Google’s I/O conference has always been about the developers, more than some flashy new devices. But there’s still some great Android TV news this week.
This year’s Google I/O developer conference showcased a lot of the new features of the forthcoming Android P OS and it looks like Android TV got a lot of attention.
What’s new and different?
Let’s find out.
New “Content First” home screen
You’re going to be hearing the phrase “content first” A LOT from now on.
That was the big theme of this year’s Google I/O conference – especially when it comes to Android TV.
Let’s take a look what they mean by “content first.”
And for comparison, here’s the current Android TV launcher:
As you can see, the home screen has been redesigned with a single row for your favorite apps right at the top of the screen instead of two app rows underneath the Recommendations row.
Below that is the “Play Next” row which will let you queue up content to play in sequence, similar to the feature that already exists in Google Play Music. Finally, the Search bar is now ever-present at the very top at the screen.
The media pages are more streamlined as well. All the metadata for the movie itself (release date, running time, summary, etc.) is found right on the main page without the need to slick into the movie to see that additional information.
There’s a couple of new features that I’m really excited about.
Better performance for low-end devices
Whenever there’s a new version of Android coming out, they typically show how quick and snappy the interface is. But they’re usually doing that on a high-end flagship smartphone.
What about older, less high-end devices?
Like Android boxes?
Android boxes, even the newer ones, don’t always have the best specs – unless you’re talking about the NVIDIA Shield TV.
So Google is making Android TV work better on all devices, even those that aren’t performance powerhouses.
Quick setup with Android phone
I’m not going to lie: setting up Android boxes can be a pain, even if you have great setup instructions. So Google is making it easier if you have an Android smartphone.
There’s always been a quick setup option if you have an Android smartphone. It lets you transfer over many of your settings and account credentials.
Now that setup is even easier with Play Auto Installs which recommends apps that you have on your phone or other devices and asks whether you want to automatically install them on your new Android TV device.
There’s also an Autofill with Google feature that transfers over any credentials that you’ve entered on another Android device (provided you’ve given Google permission to save them).

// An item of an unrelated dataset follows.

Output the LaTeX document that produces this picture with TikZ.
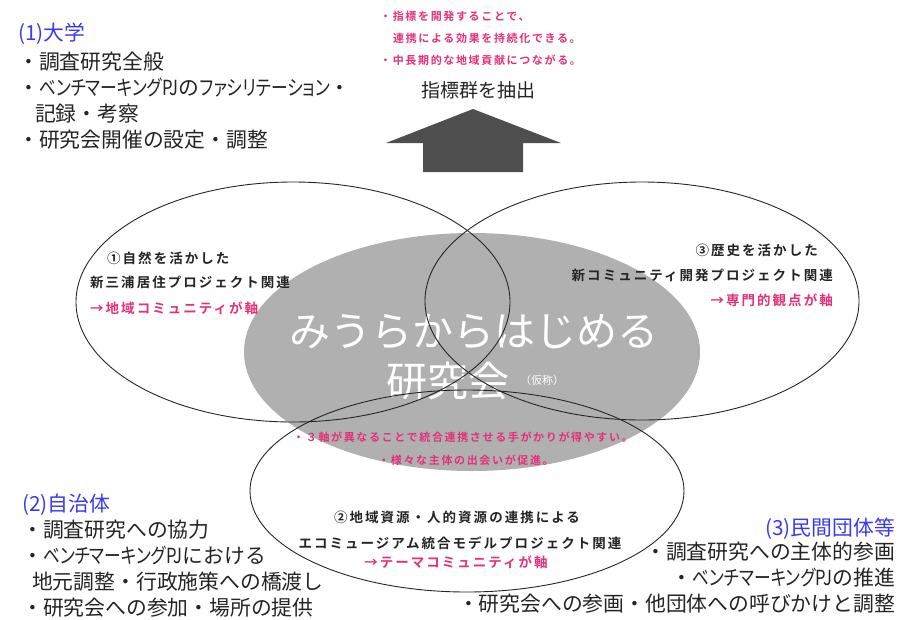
\documentclass[tikz,border=0pt]{standalone}
\usepackage{fontspec}
\setmainfont{Noto Sans CJK JP}[BoldFont={Noto Sans CJK JP Bold}]
\newfontfamily\widejp{Noto Sans CJK JP}[BoldFont={Noto Sans CJK JP Bold}]
\newfontfamily\spacedjp{Noto Sans CJK JP}[LetterSpace=15, BoldFont={Noto Sans CJK JP Bold}]
\newfontfamily\narrowjp{Noto Sans CJK JP}[RawFeature=+palt, FakeStretch=0.8]
\newcommand\katarun[1]{{\narrowjp #1}}
\usetikzlibrary{shapes.geometric,positioning}
\definecolor{headblue}{RGB}{58,58,240}
\definecolor{notepink}{RGB}{228,48,122}
\definecolor{coregray}{RGB}{176,176,176}
\definecolor{arrowgray}{RGB}{78,78,78}
\definecolor{inktext}{RGB}{36,36,36}

\begin{document}
\begin{tikzpicture}[
    x=1pt, y=-1pt,
    ring/.style={draw=black!85, line width=0.9pt, ellipse, inner sep=0pt},
    core/.style={fill=coregray, ellipse, inner sep=0pt},
    heading/.style={text=headblue, font=\fontsize{20.8}{26}\selectfont, inner sep=0pt},
    listing/.style={text=inktext, font=\fontsize{20.8}{26}\selectfont, inner sep=0pt},
    project/.style={text=inktext, font=\spacedjp\bfseries\fontsize{13.5}{20}\selectfont, inner sep=0pt},
    note/.style={text=notepink, font=\spacedjp\bfseries\fontsize{11}{20}\selectfont, inner sep=0pt}
]
    \useasboundingbox (0,0) rectangle (901,619);

    % central research group
    \node[core, minimum width=456, minimum height=238] (core) at (472,352) {};
    \node[text=white, font=\widejp\fontsize{41}{46}\selectfont, inner sep=0pt, anchor=base] (title) at (474,346) {みうらからはじめる};
    \node[text=white, font=\widejp\fontsize{41}{46}\selectfont, inner sep=0pt, anchor=base] (group) at (448,396) {研究会};
    \node[text=white, font=\widejp\fontsize{11}{13}\selectfont, inner sep=0pt, anchor=base west] (tentative) at (520,384) {（仮称）};

    % three project circles
    \node[ring, minimum width=434, minimum height=240] (nature) at (293,302) {};
    \node[ring, minimum width=434, minimum height=238] (history) at (642,301) {};
    \node[ring, minimum width=434, minimum height=202] (museum) at (467,491) {};

    % arrow to indicators
    \fill[arrowgray] (423,172) -- (423,143) -- (386,143) -- (473,109)
        -- (561,143) -- (523,143) -- (523,172) -- cycle;
    \node[text=inktext, font=\widejp\fontsize{19}{22}\selectfont, inner sep=0pt, anchor=base] (extract) at (478,97) {指標群を抽出};
    \node[note, anchor=base west] (merit1) at (380,20) {・指標を開発することで、};
    \node[note, anchor=base west] (merit2) at (393,42) {連携による効果を持続化できる。};
    \node[note, anchor=base west] (merit3) at (380,64) {・中長期的な地域貢献につながる。};

    % project texts
    \node[project, anchor=base west] (nature1) at (107,263) {①自然を活かした};
    \node[project, anchor=base west] (nature2) at (90,287) {新三浦居住プロジェクト関連};
    \node[project, text=notepink, anchor=base west] (nature3) at (90,313) {→地域コミュニティが軸};
    \node[project, anchor=base east] (history1) at (818,255) {③歴史を活かした};
    \node[project, anchor=base east] (history2) at (833,280) {新コミュニティ開発プロジェクト関連};
    \node[project, text=notepink, anchor=base east] (history3) at (833,305) {→専門的観点が軸};
    \node[project, anchor=base] (museum1) at (457,522) {②地域資源・人的資源の連携による};
    \node[project, anchor=base] (museum2) at (460,548) {エコミュージアム統合モデルプロジェクト関連};
    \node[project, text=notepink, anchor=base] (museum3) at (456,567) {→テーマコミュニティが軸};
    \node[note, anchor=base] (effect1) at (463,441) {・３軸が異なることで統合連携させる手がかりが得やすい。};
    \node[note, anchor=base] (effect2) at (466,464) {・様々な主体の出会いが促進。};

    % roles of each party
    \node[heading, anchor=base west] (univ) at (18,40) {(1)大学};
    \node[listing, align=left, anchor=north west] (univlist) at (18,52)
        {・調査研究全般\\・\katarun{ベンチマーキングPJ}の\katarun{ファシリテーション}・\\\hspace*{17pt}記録・考察\\・研究会開催の設定・調整};
    \node[heading, anchor=base west] (city) at (22,511) {(2)自治体};
    \node[listing, align=left, anchor=north west] (citylist) at (22,520)
        {・調査研究への協力\\・\katarun{ベンチマーキングPJ}における\\\hspace*{10pt}地元調整・行政施策への橋渡し\\・研究会への参加・場所の提供};
    \node[heading, anchor=base east] (private) at (895,535) {(3)民間団体等};
    \node[listing, align=right, anchor=north east] (privatelist) at (895,542)
        {・調査研究への主体的参画\\・\katarun{ベンチマーキングPJ}の推進\\・研究会への参画・他団体への呼びかけと調整};
\end{tikzpicture}
\end{document}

No more struggling to type in complicated passwords using the remote control.
Have you ever run into a problem in one of your apps and needed to change one of the settings?
I know it’s happened to me a ton of times.
What Google has done is highlighted certain settings based on what you’ve just done.
Skip the setup process? No problem. Google will highlight that.
Have a problem with an app? Google will direct you to the Apps settings.
Google Assistant is everywhere lately, and it’s about to get even more popular.
One of the biggest Android TV news releases of 2017 was the launch of Google Assistant as in integrated part of the Android TV OS.
But it was only available in the United States, which sucked for the rest of the world.
So Google is making some pretty big strides to fix that.
What’s the big deal about Google Assistant on Android TV?
One of the things I love about my NVIDIA Shield TV is the amazing voice search feature. But when I integrated it into my Google Home system, I was suddenly able to control all of my smart devices while watching TV.
Imagine playing a movie, dimming the lights, and setting the temperature to be a bit more cozy…all without getting off the couch or picking up your smartphone.
Our homes are becoming more and more integrated in our digital world.
Adding Google Assistant to Android TV puts your TV in the center of the action.
The only “new device” Android TV news that came out of Google I/O was the JBL Link soundbar.
You might be thinking “Android TV on a soundbar?”
Remember the days where we’d have huge A\V receivers sitting on our media centers that controlled everything?
Even if you didn’t have one yourself, you likely had a friend that did.
The big advantage to A\V receivers is the number of HDMI inputs they had, which lets you connect different devices to it. Devices like a PlayStation, Blu-ray player or other streaming devices.
The JBL Link has three HDMI inputs that let this soundbar do the same thing without taking up all that space.
It launches in fall 2018, just in time for the holiday season.
Android TV News: Final thoughts
Google I/O is a developer conference, first and foremost, so its not fair to expect a lot of device-focused Android TV news.
This was always going to be more focused on the OS and launcher itself than on new devices.
With that in mind, I really like what I’m seeing. There’s been rumors of Android TV’s demise, but I think this puts those rumors to rest.
Android TV has a bright future, and I can’t wait to see what’s next.